B Feynman Graphs and Rules

We turn to graphical rules allowing the computation (in principle) of the master integral.

Consider a \(\Lambda _\bullet \)-monomial in the expansion of \(\exp L(J)_{\Lambda _\bullet }(z_\bullet ,{{\overline{z}}}_\bullet )/\hbar \). It comes with:

• A coefficient which is proportional (the coefficient is in R) to a \((z_\bullet ,{{\overline{z}}}_\bullet )\) monomial, and this monomial survives integration (gives a nonzero contribution) if and only if for each \(i\in J\) the power of \(z_i\) and \({{\overline{z}}}_i\) are equal, say \(n_i\). In this case, we say that the given \(\Lambda _\bullet \)-monomial is balanced. Then, its integral is \(\prod _{i\in J} n_i!\).
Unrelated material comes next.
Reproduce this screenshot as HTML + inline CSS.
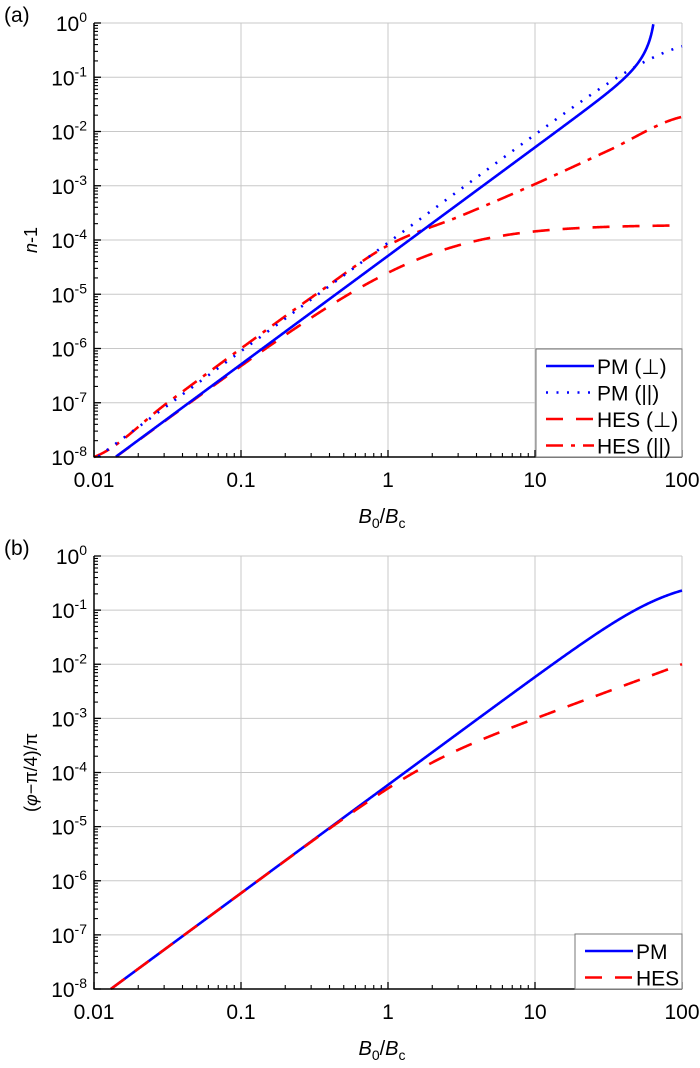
<!DOCTYPE html>
<html><head><meta charset="utf-8"><style>
body{margin:0;background:#fff;}
svg text{font-family:"Liberation Sans",Arial,sans-serif;fill:#000;}
</style></head><body>
<svg id="s" width="700" height="1063" xmlns="http://www.w3.org/2000/svg"></svg>
<script>
const S=document.getElementById('s');const NS='http://www.w3.org/2000/svg';
function el(t,a,txt){const e=document.createElementNS(NS,t);for(const k in a)e.setAttribute(k,a[k]);if(txt!==undefined)e.textContent=txt;S.appendChild(e);return e;}
const L=94,R=682,DX=(R-L)/4;
function panel(top,bot,label,ylab,series,legend){
  const DY=(bot-top)/8;
  const X=u=>L+(u+2)*DX, Y=v=>top+(-v)*DY;
  for(let i=1;i<=4;i++)el('line',{x1:X(-2+i),x2:X(-2+i),y1:top,y2:bot,stroke:'#c8c8c8','stroke-width':1});
  for(let i=0;i<8;i++)el('line',{x1:L,x2:R,y1:Y(-i),y2:Y(-i),stroke:'#c8c8c8','stroke-width':1});
  for(const s of series){
    let d='';let first=true;
    for(let u=-2;u<=2.0001;u+=0.005){let lv=s.lf?s.lf(u):Math.log10(s.f(Math.pow(10,u)));if(!(lv<=0.02))break;if(lv<-8)continue;
      d+=(first?'M':'L')+X(u).toFixed(2)+' '+Y(lv).toFixed(2);first=false;}
    el('path',{d:d,fill:'none',stroke:s.c,'stroke-width':2.6,'stroke-dasharray':s.da||'','stroke-linecap':s.cap||'butt'});
  }
  el('line',{x1:L,x2:L,y1:top,y2:bot+0.5,stroke:'#000','stroke-width':1.5});
  el('line',{x1:L,x2:R,y1:bot,y2:bot,stroke:'#000','stroke-width':1.5});
  for(let i=0;i<=4;i++){el('line',{x1:X(-2+i),x2:X(-2+i),y1:bot,y2:bot-7,stroke:'#000','stroke-width':1.3});
    if(i<4)for(let k=2;k<=9;k++){const x=X(-2+i+Math.log10(k));el('line',{x1:x,x2:x,y1:bot,y2:bot-4,stroke:'#000','stroke-width':1.1});}
    el('text',{x:X(-2+i),y:bot+30,'font-size':21,'text-anchor':'middle'},['0.01','0.1','1','10','100'][i]);}
  for(let i=0;i<=8;i++){const y=Y(-i);el('line',{x1:L,x2:L+7,y1:y,y2:y,stroke:'#000','stroke-width':1.3});
    if(i<8)for(let k=2;k<=9;k++){const yy=Y(-i-1+Math.log10(k));el('line',{x1:L,x2:L+4,y1:yy,y2:yy,stroke:'#000','stroke-width':1.1});}
    const t=el('text',{x:L-7,y:y+8,'font-size':21,'text-anchor':'end'});
    t.innerHTML='10<tspan dy="-9" font-size="14">'+(i==0?'0':'-'+i)+'</tspan>';}
  el('text',{x:4,y:top-1,'font-size':21},label);
  const xl=el('text',{x:(L+R)/2-6,y:bot+66,'font-size':20,'text-anchor':'middle'});
  xl.innerHTML='<tspan font-style="italic">B</tspan><tspan dy="5" font-size="14">0</tspan><tspan dy="-5">/</tspan><tspan font-style="italic">B</tspan><tspan dy="5" font-size="14">c</tspan>';
  const yl=el('text',{x:0,y:0,'font-size':18,'text-anchor':'middle',transform:'translate(37,'+((top+bot)/2)+') rotate(-90)'});
  yl.innerHTML=ylab;
  const lg=legend;
  el('rect',{x:lg.x,y:lg.y,width:R-lg.x,height:lg.h,fill:'#fff',stroke:'#777','stroke-width':1});
  lg.items.forEach((it,j)=>{const y=lg.y+17+j*26.5;
    el('line',{x1:lg.x+10,x2:lg.x+58,y1:y,y2:y,stroke:it.c,'stroke-width':2.6,'stroke-dasharray':it.da||'','stroke-linecap':it.cap||'butt'});
    el('text',{x:lg.x+61,y:y+8,'font-size':21},it.t);});
}
function spline(us,vs){return u=>{let i=0;while(i<us.length-2&&u>us[i+1])i++;
  const p0=vs[Math.max(i-1,0)],p1=vs[i],p2=vs[i+1],p3=vs[Math.min(i+2,vs.length-1)];
  const t=(u-us[i])/(us[i+1]-us[i]);const t2=t*t,t3=t2*t;
  return 0.5*((2*p1)+(-p0+p2)*t+(2*p0-5*p1+4*p2-p3)*t2+(-p0+3*p1-3*p2+p3)*t3);};}
const aP=5.1e-5;
const pmPerp=B=>{const r=Math.pow(B/67.9,4);return r>=1?10:aP*B*B/(1-r);};
const pmPar=B=>8.9e-5*B*B/(1+Math.pow(B/85,2));
const hesPerp=B=>aP*B*B/Math.pow(1+Math.pow(B/1.93,1.1),2/1.1);
const hesParL=spline([-2,-1.5,-1,-0.5,0,0.5,1,1.5,2],[-8,-7,-6,-5.02,-4.1,-3.55,-2.97,-2.35,-1.73]);
const dot='2,8.5',dash='17,13',dd='17,8,4,8';
panel(23,457,'(a)','<tspan font-style="italic">n</tspan>-1',[
 {f:hesPerp,c:'#ff0000',da:dash},
 {lf:hesParL,c:'#ff0000',da:dd},
 {f:pmPar,c:'#0000ff',da:dot},
 {f:pmPerp,c:'#0000ff'}],
 {x:536,y:349,h:108,items:[{t:'PM (⊥)',c:'#0000ff'},{t:'PM (||)',c:'#0000ff',da:dot},{t:'HES (⊥)',c:'#ff0000',da:dash},{t:'HES (||)',c:'#ff0000',da:dd}]});
const bP=5.9e-5;
panel(556,989,'(b)','(<tspan font-style="italic">φ</tspan>−π/4)/π',[
 {f:B=>bP*B*B/(1+Math.pow(B/80,2)),c:'#0000ff'},
 {f:B=>bP*B*B/Math.sqrt(1+Math.pow(B/1.7,2)),c:'#ff0000',da:dash}],
 {x:575,y:934,h:55,items:[{t:'PM',c:'#0000ff'},{t:'HES',c:'#ff0000',da:dash}]});
</script>
</body></html>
• A combinatorial denominator, a product of factorials. If \(\Lambda _{m_\bullet ,{{\overline{m}}}_\bullet }\) appears to the power k in the monomial, it contributes a multiplicative factor \(k!(\prod _{i\in J} m_i!{{\overline{m}}}_i!)^k \) to the combinatorial denominator. The k! comes from the expansion of the exponential function, and the other factor from the definition of \(L(J)_{\Lambda _\bullet }(z_\bullet ,{{\overline{z}}}_\bullet )\)

We translate the first fact as follows. For \((m_\bullet ,{{\overline{m}}}_\bullet )\in S(J)\), we represent \(\Lambda _{m_\bullet ,{{\overline{m}}}_\bullet } \prod _{i\in J} z_i^{m_i}{{\overline{z}}}_i^{{{\overline{m}}}_i}\) as a vertex with \(m_i\) outgoing edges and \({{\overline{m}}}_i\) incoming edges carrying the tag i. Thus, a term in the expansion of \(\exp L(J)_{\Lambda _\bullet }(z_\bullet ,{{\overline{z}}}_\bullet )/\hbar \) is represented as a collection of vertices with pending edges. We represent the integration as a black box in which all the edges meet:

• If the number of incoming edges and outgoing edges carrying the tag \(i\in J\) are not equal, the integration yields 0.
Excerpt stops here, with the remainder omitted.